El sacerdote jesuíta español Alberto Álvarez, de 96 años, recuerda en una entrevista con Efe sus siete décadas de apostolado en Japón, como misionero, un papel que también quiso tener el papa Francisco pero que no pudo cumplir. Será uno de los jesuitas que se reunirá con el papa cuando visite Japón en los próximos días. EFE/Agustín de Gracia

Nerima (Japón) – El padre Bergoglio y el padre Álvarez compartían el sueño de ser destinados a Japón: el primero no lo consiguió y acabó convertido en el papa Francisco; el segundo lo logró tras solicitarlo durante ocho años, y hoy se define como «el misionero más feliz del mundo».

Décadas después de aquellas decisiones que cambiaron sus vidas, el jesuita Alberto Álvarez, de 96 años, malagueño de nacimiento, y el papa Francisco, de 82, se podrán conocer la próxima semana en una misa privada del santo padre con miembros de la Compañía de Jesús en Tokio durante el viaje del pontífice por Japón.

«Felicitarle está prácticamente prohibido para nosotros, pero como es un santo varón creo que se le puede decir. Para nosotros ha sido una alegría. En toda la historia de la Compañía de Jesús nunca había habido un jesuita papa», señala felizmente el padre Álvarez en una entrevista con Efe.

El sacerdote, aquejado de varias enfermedades pero provisto de gran elocuencia, comienza a hablar con una sonrisa en la cara, ríe y se emociona con frecuencia durante la entrevista y camina al compás de su bastón por el asilo «Loyola House» para jesuitas ancianos y enfermos en el que reside en Nerima, al oeste de Tokio.

Cuando supo que el papa visitaría Japón, escribió una carta para el pontífice solicitando conocerle en nombre de los diecisiete jesuitas del asilo, de los cuales él se considera «el que está mejor», junto con una foto de grupo.
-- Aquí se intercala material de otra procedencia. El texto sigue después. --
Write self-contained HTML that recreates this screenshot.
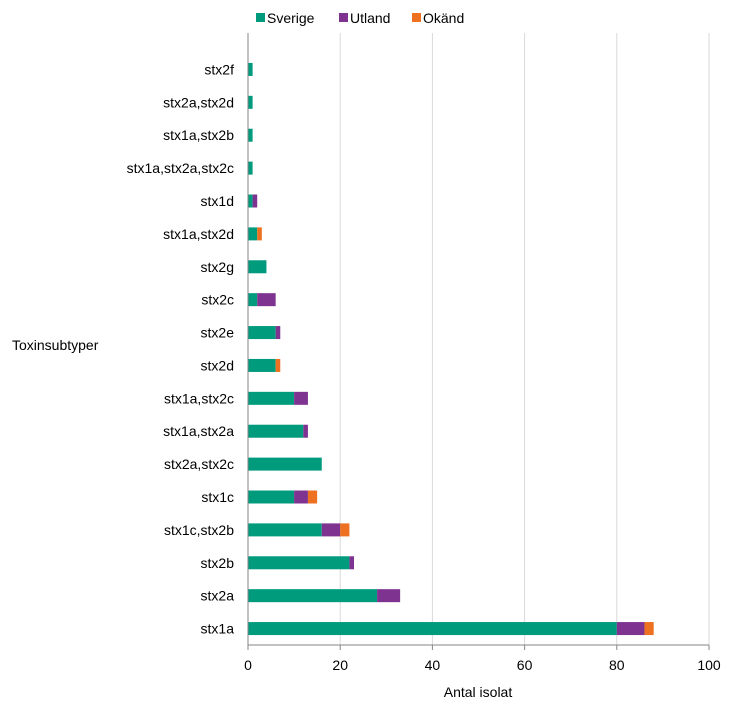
<!DOCTYPE html>
<html><head><meta charset="utf-8"><style>
body{margin:0;background:#fff;font-family:"Liberation Sans",sans-serif;}
svg text{font-family:"Liberation Sans",sans-serif;fill:#000;}
</style></head><body>
<svg id="chart" width="737" height="715">
<g id="legend">
<g><rect x="256" y="13" width="9" height="9" fill="#009b7d"/><text x="267" y="23" font-size="14">Sverige</text></g>
<g><rect x="339" y="13" width="9" height="9" fill="#7f3391"/><text x="350" y="23" font-size="14">Utland</text></g>
<g><rect x="412" y="13" width="9" height="9" fill="#ed7121"/><text x="423" y="23" font-size="14">Okänd</text></g>
</g>
<text x="12" y="350" font-size="14">Toxinsubtyper</text>
<text x="478" y="697" font-size="14" text-anchor="middle">Antal isolat</text>
<g id="grid"></g><g id="bars"></g><g id="axes"></g>
</svg>
<script>
const categories=["stx2f","stx2a,stx2d","stx1a,stx2b","stx1a,stx2a,stx2c","stx1d","stx1a,stx2d","stx2g","stx2c","stx2e","stx2d","stx1a,stx2c","stx1a,stx2a","stx2a,stx2c","stx1c","stx1c,stx2b","stx2b","stx2a","stx1a"];
const sverige=[1,1,1,1,1,2,4,2,6,6,10,12,16,10,16,22,28,80];
const utland=[0,0,0,0,1,0,0,4,1,0,3,1,0,3,4,1,5,6];
const okand=[0,0,0,0,0,1,0,0,0,1,0,0,0,2,2,0,0,2];
const xTicks=[0,20,40,60,80,100];
const NS="http://www.w3.org/2000/svg";
const x0=248,x1=709,yTop=53,yBot=645;
const xs=v=>x0+(v/100)*(x1-x0);
const band=(yBot-yTop)/categories.length;
const yc=i=>yTop+band*(i+0.5);
function mk(t,a,p){const e=document.createElementNS(NS,t);for(const k in a)e.setAttribute(k,a[k]);p.appendChild(e);return e;}
const grid=document.getElementById('grid'),bars=document.getElementById('bars'),axes=document.getElementById('axes');
xTicks.forEach(t=>{
 if(t>0){const g=mk('line',{x1:xs(t),x2:xs(t),y1:yTop-20,y2:yBot,stroke:'#d9d9d9'},grid);
 
 }
 const l=mk('text',{x:xs(t),y:yBot+25,'font-size':14,'text-anchor':'middle'},axes);l.textContent=t;
 
 
 const tk=mk('line',{x1:xs(t),x2:xs(t),y1:yBot,y2:yBot+5,stroke:'#868686'},axes);
 
 
});
const ax=mk('line',{x1:x0,x2:x0,y1:yTop-20,y2:yBot,stroke:'#868686'},axes);


const bx=mk('line',{x1:x0,x2:x1,y1:yBot,y2:yBot,stroke:'#868686'},axes);


const series=[[sverige,'#009b7d','sverige'],[utland,'#7f3391','utland'],[okand,'#ed7121','okand']];
categories.forEach((c,i)=>{
 const lab=mk('text',{x:234,y:yc(i)+5,'font-size':14,'text-anchor':'end'},axes);lab.textContent=c;
 
 
 let acc=0;
 series.forEach(([arr,col,nm])=>{
  const v=arr[i];if(v>0){
   const r=mk('rect',{x:xs(acc),y:yc(i)-6.5,width:xs(acc+v)-xs(acc),height:13,fill:col},bars);
   
   
  }acc+=v;});
});
</script>
</body></html>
La misiva llegó a sus superiores entre su congregación en Japón e hicieron posible que él, junto con otros de sus compañeros de residencia, estén presentes en la misa privada que el papa dará en la Universidad de Sofía, fundada y regida por jesuitas.
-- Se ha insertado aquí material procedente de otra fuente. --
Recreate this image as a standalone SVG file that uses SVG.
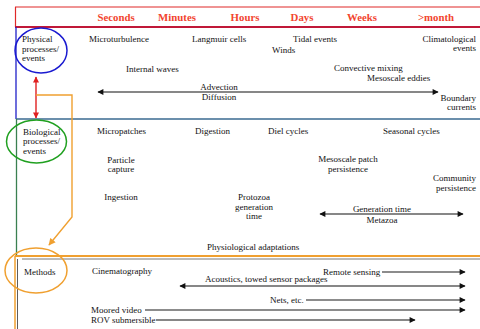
<svg xmlns="http://www.w3.org/2000/svg" width="480" height="329" viewBox="0 0 480 329">
<defs>
<style>
.h{font-family:"Liberation Serif",serif;font-weight:bold;font-size:10.8px;fill:#f2452f;text-anchor:middle}
.t{font-family:"Liberation Serif",serif;font-size:9px;fill:#111}
.m{text-anchor:middle}
.e{text-anchor:end}
.ln{stroke:#111;stroke-width:1.2;fill:none}
.gl{stroke:#666;stroke-width:1.3;fill:none}
</style>
<marker id="ah" viewBox="0 0 10 10" refX="9" refY="5" markerWidth="7" markerHeight="6" orient="auto-start-reverse" markerUnits="userSpaceOnUse"><path d="M0,0 L10,5 L0,10 z" fill="#111"/></marker>
<marker id="ahr" viewBox="0 0 10 10" refX="9" refY="5" markerWidth="7" markerHeight="6" orient="auto-start-reverse" markerUnits="userSpaceOnUse"><path d="M0,0 L10,5 L0,10 z" fill="#e02020"/></marker>
<marker id="aho" viewBox="0 0 10 10" refX="9" refY="5" markerWidth="8" markerHeight="7" orient="auto" markerUnits="userSpaceOnUse"><path d="M0,0 L10,5 L0,10 z" fill="#f0a030"/></marker>
</defs>
<rect width="480" height="329" fill="#fff"/>
<g id="frame">
<line x1="15" y1="7" x2="480" y2="7" stroke="#e02828" stroke-width="1.2"/>
<line x1="15.5" y1="7" x2="15.5" y2="27" stroke="#e02828" stroke-width="1.2"/>
<line x1="15" y1="27" x2="480" y2="27" stroke="#c01838" stroke-width="2"/>
<line x1="16" y1="27" x2="16" y2="119" stroke="#2020c8" stroke-width="1.3"/>
<line x1="16" y1="119" x2="480" y2="119" stroke="#3a6a90" stroke-width="1.6"/>
<line x1="16.5" y1="119" x2="16.5" y2="256" stroke="#3a8050" stroke-width="1.3"/>
<line x1="15" y1="256" x2="480" y2="256" stroke="#f0a030" stroke-width="2"/>
<line x1="22" y1="259" x2="480" y2="259" stroke="#555" stroke-width="0.8"/>
<line x1="15" y1="256" x2="15" y2="329" stroke="#f0a030" stroke-width="1.5"/>
<line x1="17.5" y1="259" x2="17.5" y2="329" stroke="#333" stroke-width="0.8"/>
</g>
<g id="header">
<text class="h" x="116" y="21">Seconds</text>
<text class="h" x="177" y="21">Minutes</text>
<text class="h" x="245" y="21">Hours</text>
<text class="h" x="302" y="21">Days</text>
<text class="h" x="362" y="21">Weeks</text>
<text class="h" x="436" y="21">&gt;month</text>
</g>
<g id="physical">
<ellipse cx="41" cy="50.5" rx="26" ry="22.5" fill="none" stroke="#1a1ad0" stroke-width="1.5"/>
<text class="t" x="22" y="42">Physical</text>
<text class="t" x="22" y="52">processes/</text>
<text class="t" x="22" y="61">events</text>
</g>
<g id="biological">
<ellipse cx="36.5" cy="141.5" rx="30" ry="21.5" fill="none" stroke="#20a020" stroke-width="1.5"/>
<text class="t" x="23" y="135">Biological</text>
<text class="t" x="23" y="144">processes/</text>
<text class="t" x="23" y="154">events</text>
</g>
<g id="methods">
<ellipse cx="36" cy="270.5" rx="31" ry="22.5" fill="none" stroke="#f0a030" stroke-width="1.5"/>
<text class="t" x="24" y="275">Methods</text>
</g>
<g id="labels">
<text class="t" x="89" y="42">Microturbulence</text>
<text class="t" x="192" y="42">Langmuir cells</text>
<text class="t" x="293" y="42">Tidal events</text>
<text class="t" x="272" y="53">Winds</text>
<text class="t e" x="476" y="42">Climatological</text>
<text class="t e" x="476" y="51">events</text>
<text class="t" x="126" y="72">Internal waves</text>
<text class="t" x="334" y="71">Convective mixing</text>
<text class="t" x="367" y="81">Mesoscale eddies</text>
<text class="t m" x="219" y="90">Advection</text>
<text class="t m" x="219" y="100">Diffusion</text>
<text class="t e" x="476" y="101">Boundary</text>
<text class="t e" x="476" y="110">currents</text>
<text class="t" x="97" y="134">Micropatches</text>
<text class="t" x="195" y="134">Digestion</text>
<text class="t" x="268" y="134">Diel cycles</text>
<text class="t" x="383" y="134">Seasonal cycles</text>
<text class="t m" x="121" y="163">Particle</text>
<text class="t m" x="121" y="172">capture</text>
<text class="t m" x="121" y="200">Ingestion</text>
<text class="t m" x="348" y="162">Mesoscale patch</text>
<text class="t m" x="348" y="172">persistence</text>
<text class="t e" x="476" y="181">Community</text>
<text class="t e" x="476" y="191">persistence</text>
<text class="t m" x="254" y="200">Protozoa</text>
<text class="t m" x="254" y="210">generation</text>
<text class="t m" x="254" y="219">time</text>
<text class="t m" x="382" y="212">Generation time</text>
<text class="t m" x="382" y="223">Metazoa</text>
<text class="t" x="207" y="250">Physiological adaptations</text>
<text class="t" x="92" y="274">Cinematography</text>
<text class="t" x="323" y="275">Remote sensing</text>
<text class="t" x="205" y="282">Acoustics, towed sensor packages</text>
<text class="t" x="270" y="303">Nets, etc.</text>
<text class="t" x="91" y="313">Moored video</text>
<text class="t" x="91" y="323">ROV submersible</text>
</g>
<g id="connectors">
<line x1="36" y1="77" x2="36" y2="118" stroke="#e02020" stroke-width="1.4" marker-start="url(#ahr)" marker-end="url(#ahr)"/>
<polyline points="36,95 72,95 72,217 49,245" fill="none" stroke="#f0a030" stroke-width="1.4" marker-end="url(#aho)"/>
<line class="ln" x1="98" y1="92" x2="438" y2="92" marker-start="url(#ah)" marker-end="url(#ah)"/>
<line class="ln" x1="320" y1="214" x2="463" y2="214" stroke="#333" marker-start="url(#ah)" marker-end="url(#ah)"/>
<line class="gl" x1="382" y1="272" x2="465" y2="272" marker-end="url(#ah)"/>
<line class="ln" x1="180" y1="286" x2="465" y2="286" marker-start="url(#ah)" marker-end="url(#ah)"/>
<line class="gl" x1="306" y1="300" x2="465" y2="300" stroke="#444" marker-end="url(#ah)"/>
<line class="gl" x1="145" y1="310" x2="465" y2="310" marker-end="url(#ah)"/>
<line class="ln" x1="156" y1="320" x2="415" y2="320" marker-end="url(#ah)"/>
</g>
</svg>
«Él tenía un interés grandísimo en venir como misionero aquí y, como no pudo, siempre que tiene una chance, ha venido. El padre (Pedro) Arrupe le dijo que no podía ser porque acababan de quitarle un pulmón y el clima de Japón era demasiado húmedo para él», relata Álvarez.

DE CADETE A SACERDOTE

Este cura de origen español, que sintió una llamada de Dios a punto de entrar en la academia militar y con novia a los 18 años, tuvo más fortuna en su solicitud que el futuro Papa argentino y fue destinado a Japón, adonde llegó cinco año después de que cayeran las bombas atómicas.

«Había mucha hambre, era tremendo, ¡chiquillo!», exclama Álvarez, al que fue encomendada la misión de evangelizar una zona de Hiroshima en la que todavía no había católicos y donde más de una vez le insultaron al confundirlo con un soldado de las fuerzas de ocupación estadounidenses.

En Japón fue donde conoció al misionero vasco Pedro Arrupe, superviviente de la bomba atómica de Hiroshima, del que fue secretario personal durante dos años y quien terminaría siendo padre general de los jesuitas y al que define como «un santo» y «un hombre de oración, de una vida paupérrima».

«El papa hace lo mismo. Por la mañana, se tiene la obligación de tener una hora de oración y meditación. Arrupe siempre tenía tres horas, siendo quizá el jesuita más ocupado. Siempre lo hacía además sentado a la japonesa», narra este sacerdote.

Impulsado por un llamamiento del papa Pío XII a evangelizar Japón para lograr la conversión de toda Asia, Álvarez comenzó a ser conocido entre los nipones como padre «Aravaresu» y a los pocos años cambió su nacionalidad española por la del archipiélago asiático.

SIETE DÉCADAS ACTIVO

Ha estado en activo casi siete décadas -hasta hace tres años- para la conversión al catolicismo de Japón, pero cree que esta misión «humanamente hablando» está «fracasando», debido al bajísimo número de conversiones en un país en el que el número total de católicos es del 0,34 por ciento.

Pese a ello, Álvarez siente «una alegría tremenda de morir jesuita» en Japón, por lo que su sueño de misionero «en parte se ha cumplido».

«96 años, Dios mío. Empecé con dieciocho años. Estoy contentísimo espiritualmente hablando por haber podido ofrecer mi vida a la conversión del Japón. Y ese misterio, ofreciendo y ofreciendo y ofreciendo, y no hay conversiones. Por ahora. Por ahora», concluye el anciano sacerdote.